Berlin Grüne streiten über die Verteilung des Reichtums

Berlin · Die Spitzenkandidaten Jürgen Trittin und Katrin Göring-Eckardt schwören die Partei auf einen harten Wahlkampf ein.

Locker-Sein ist normalerweise nicht die Stärke des Grünen-Spitzenkandidaten Jürgen Trittin. Zum Auftakt des Wahlprogrammparteitags am gestern Abend in Berlin probierte es trotzdem: "Die Überlänge des schwarz-gelben Films nervt schon, talentfreie Darsteller, echter Kassenflop. Bringen wir das zu Ende", erklärte er lässig, bevor er ans Rednerpult trat.

Die Grünen selbst zeigten sich in den vergangenen Tagen als geeignete Darsteller für öffentlichen Zank. In der Partei schwelt ein Streit um Vermögensteuer und Vermögensabgabe. Der baden-württembergische Ministerpräsident Winfried Kretschmann legte ausgerechnet zum Start des Parteitags in einem Interview mit der "Süddeutschen Zeitung" nach und warnte davor, mit den Steuerplänen Wirtschaft und Bürger zu überfordern.

Trittin ging darauf nur indirekt ein und attackierte die Grünen-Kritiker aus der Wirtschaft. "Wir lassen es nicht durchgehen, dass die Interessen des reichsten Prozents der Gesellschaft als die Sorge des Deutschen Mittelstands verkauft wird", sagte er zur Verteidigung der Vermögensabgabe. Die Auseinandersetzung der Grünen um die Frage, wie eindeutig sie sich im Wahlkampf für ein Bündnis mit der SPD aussprechen sollen, ließ er auch außen vor, sagte nur, was die Grünen nicht wollen: "Mit solchen korrupten Amigos von der CSU koalieren Grüne nicht. Wir sorgen dafür, dass sie abgewählt werden."

Co-Spitzenkandidatin Katrin Göring-Eckardt wurde deutlicher: "Ich sage: Wir lassen uns nicht anbaggern", erklärte sie mit Blick auf Avancen der Union für ein schwarz-grünes Bündnis. "Wir machen einen Wahlkampf für echte Veränderungen und wir überlegen uns, mit wem die am besten gelingen können." Dies passe am besten mit der SPD. "Aber wir machen keinen Wahlkampf im Windschatten der SPD. Der Wind sind wir selbst." Immer wieder hämmerte sie den Delegierten das Motto des Parteitags ein: "Deutschland ist erneuerbar." Eine echte Absage an Schwarz-Grün klingt dennoch anders.

Während Trittin eher staatsmännisch, zurückgenommen und längst nicht so scharf wie sonst auftrat, gab sich Göring-Eckardt ungewohnt kämpferisch.

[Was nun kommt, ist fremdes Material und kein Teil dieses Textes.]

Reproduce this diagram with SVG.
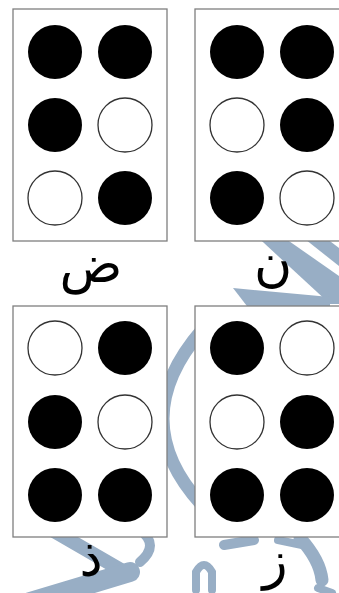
<svg xmlns="http://www.w3.org/2000/svg" width="339" height="593" viewBox="0 0 339 593">
<style>
.box{fill:#fff;stroke:#7f7f7f;stroke-width:1.3}
.on{fill:#000}
.off{fill:#fff;stroke:#333;stroke-width:1.3}
.lbl{font-family:"DejaVu Sans",sans-serif;font-size:52px;fill:#000;text-anchor:middle}
.wm{fill:none;stroke:#98aec5;stroke-linecap:round}
.wmf{fill:#98aec5}
</style>
<rect width="339" height="593" fill="#fff"/>
<g id="watermark">
<polygon class="wmf" points="252,232 276,232 339,276 339,304 330,304"/>
<polygon class="wmf" points="296,232 318,232 339,248 339,266"/>
<polygon class="wmf" points="233,288 330,297 330,310 250,310"/>
<path class="wm" d="M202 330 Q124 420 202 505" stroke-width="13"/>
<path class="wm" d="M52 530 L128 574" stroke-width="14"/>
<path class="wm" d="M30 602 L130 572" stroke-width="20"/>
<path class="wm" d="M140 530 Q160 545 140 562" stroke-width="10"/>
<path class="wm" d="M196 590 L196 572 Q204 558 212 572 L212 590" stroke-width="8"/>
<path class="wm" d="M224 545 L254 540" stroke-width="10"/>
<path class="wm" d="M278 540 L302 545" stroke-width="8"/>
<path class="wm" d="M300 538 Q320 560 322 580" stroke-width="13"/>
<path class="wm" d="M318 588 L332 593" stroke-width="8"/>
</g>
<g id="cell-dad">
<rect class="box" x="13" y="9" width="154" height="232"/>
<circle class="on" cx="55" cy="52" r="27"/>
<circle class="on" cx="125" cy="52" r="27"/>
<circle class="on" cx="55" cy="125" r="27"/>
<circle class="off" cx="125" cy="125" r="27"/>
<circle class="off" cx="55" cy="198" r="27"/>
<circle class="on" cx="125" cy="198" r="27"/>
<text class="lbl" x="91" y="282">ض</text>
</g>
<g id="cell-nun">
<rect class="box" x="195" y="9" width="150" height="232"/>
<circle class="on" cx="237" cy="52" r="27"/>
<circle class="on" cx="307" cy="52" r="27"/>
<circle class="off" cx="237" cy="125" r="27"/>
<circle class="on" cx="307" cy="125" r="27"/>
<circle class="on" cx="237" cy="198" r="27"/>
<circle class="off" cx="307" cy="198" r="27"/>
<text class="lbl" x="273" y="281">ن</text>
</g>
<g id="cell-dhal">
<rect class="box" x="13" y="306" width="154" height="231"/>
<circle class="off" cx="55" cy="348" r="27"/>
<circle class="on" cx="125" cy="348" r="27"/>
<circle class="on" cx="55" cy="422" r="27"/>
<circle class="off" cx="125" cy="422" r="27"/>
<circle class="on" cx="55" cy="495" r="27"/>
<circle class="on" cx="125" cy="495" r="27"/>
<text class="lbl" x="91" y="576">ذ</text>
</g>
<g id="cell-zay">
<rect class="box" x="195" y="306" width="150" height="231"/>
<circle class="on" cx="237" cy="348" r="27"/>
<circle class="off" cx="307" cy="348" r="27"/>
<circle class="off" cx="237" cy="422" r="27"/>
<circle class="on" cx="307" cy="422" r="27"/>
<circle class="on" cx="237" cy="495" r="27"/>
<circle class="on" cx="307" cy="495" r="27"/>
<text class="lbl" x="275" y="578">ز</text>
</g>
</svg>
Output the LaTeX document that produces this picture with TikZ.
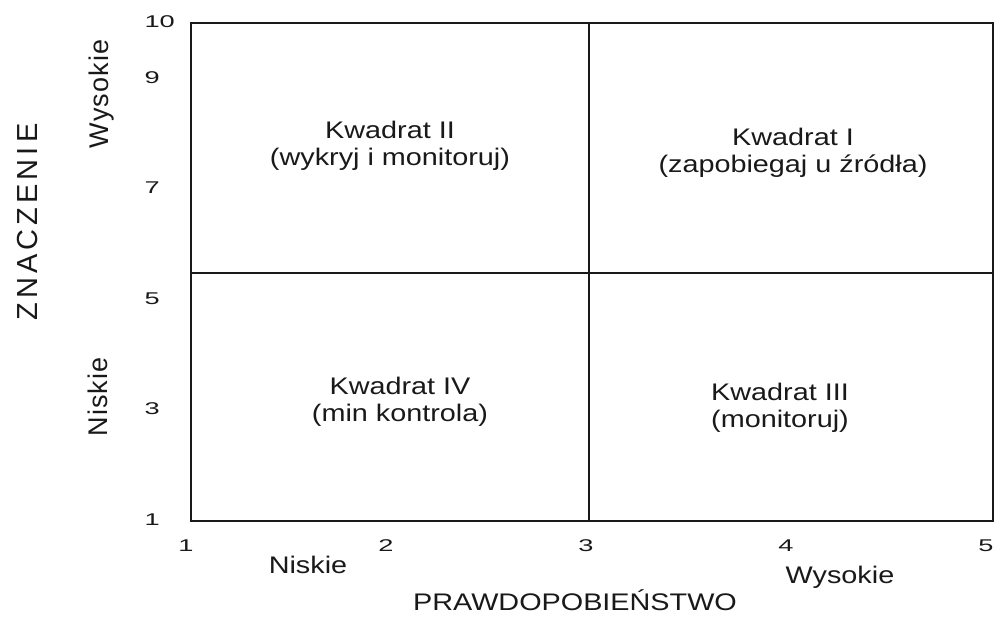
\documentclass[tikz,border=0pt]{standalone}
\usepackage{fontspec}
\setmainfont{Liberation Sans}[FakeStretch=1.2]
\newfontfamily\plainsans{Liberation Sans}
\newfontfamily\widesans{Liberation Sans}[FakeStretch=1.6]
\definecolor{ink}{RGB}{25, 25, 25}

\begin{document}
\begin{tikzpicture}[x=1pt, y=-1pt,
    q/.style={align=center, text=ink, font={\fontsize{24}{27}\selectfont}},
    n/.style={text=ink, font={\widesans\fontsize{17}{20}\selectfont}},
    t/.style={text=ink, font={\fontsize{24}{27}\selectfont}},
    v/.style={rotate=90, text=ink, font={\plainsans\fontsize{27}{29}\selectfont\addfontfeature{LetterSpace=4}}},
    frame/.style={draw=ink, line width=2.2pt},
    split/.style={draw=ink, line width=1.7pt}
  ]
  \useasboundingbox (0,0) rectangle (997,618);
  % grid corners
  \coordinate (tl) at (191,23);
  \coordinate (br) at (993,521);
  \coordinate (ml) at (191,273);
  \coordinate (mr) at (993,273);
  \coordinate (mt) at (589,23);
  \coordinate (mb) at (589,521);
  \draw[split] (ml)--(mr); \draw[split] (mt)--(mb);
  \draw[frame] (tl) rectangle (br);
  % quadrants
  \node[q] (k2) at (390,146) {Kwadrat II\\(wykryj i monitoruj)};
  \node[q] (k1) at (793,153) {Kwadrat I\\(zapobiegaj u źródła)};
  \node[q] (k4) at (400,402) {Kwadrat IV\\(min kontrola)};
  \node[q] (k3) at (780,408) {Kwadrat III\\(monitoruj)};
  % scales
  \foreach \v in {1,...,5}
    \node[n] (px\v) at ({186+(\v-1)*200},546) {\v};
  \foreach \v in {1,3,5,7,9,10}
    \node[n, anchor=west] (zy\v) at (141,{22+(10-\v)*55.3}) {\v};
  % axis titles
  \node[t] (lo) at (308,565) {Niskie};
  \node[t] (hi) at (840,577) {Wysokie};
  \node[t] (pr) at (575,600) {PRAWDOPOBIEŃSTWO};
  \node[v] (vlo) at (98,397) {Niskie};
  \node[v] (vhi) at (102,94) {Wysokie};
  \node[v, font={\plainsans\fontsize{29}{31}\selectfont\addfontfeature{LetterSpace=14}}] (zn) at (28,222) {ZNACZENIE};
\end{tikzpicture}
\end{document}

Sie rief ihre Parteifreunde zum Durchhalten im Wahlkampf auf, auch wenn sie von den politischen Gegnern als "wirtschaftsfeindlich" denunziert würden. Zur Homo-Ehe sagte sie: "Früher waren die Grünen für die freie Liebe, heute wollen wir die Ehe für alle".

Den Grünen steht im Velodrom in Berlin ein Marathon-Parteitag bevor. 2600 Änderungsanträge haben die Parteimitglieder eingereicht. Basisdemokratie in Reinkultur. Knapp 100 der Anträge bieten Sprengstoff für kontroverse Debatten. Heute ist die Tagesordnung bis zwei Uhr morgens angesetzt.

Bis Mitternacht soll SPD-Parteichef Sigmar Gabriel allerdings nicht warten müssen, bis er den Grünen seine Freundschaft öffentlich beteuern darf. Wenn er heute redet, handelt es sich um eine Art Rückspiel. Zwei Wochen zuvor hatte Grünen-Chefin Claudia Roth den Parteitag der SPD aufgemischt. Für die Fotografen stellte sich das rot-grüne Doppel damals Hand in Hand auf die Bühne. Ob Gabriel bei den Grünen ebenso herzlich empfangen wird wie Roth bei der SPD bleibt abzuwarten.

In dieser Woche lief es nicht gerade rund zwischen den Wunschpartnern. Bei der Debatte um das NPD-Verbotsverfahren im Bundestag gifteten sich Abgeordnete von SPD und Grünen an. Die SPD stimmte für den von ihr gestellten Antrag, die Grünen enthielten sich oder lehnten ihn ab.

Der SPD-Chef könnte dennoch bei seinem heutigen Auftritt gut aufgelegt sein, denn in der Auseinandersetzung um die Präambel des grünen Wahlprogramms entschied gestern Abend der Parteitag, sich auf ein Bündnis mit der SPD auf Bundesebene festzulegen.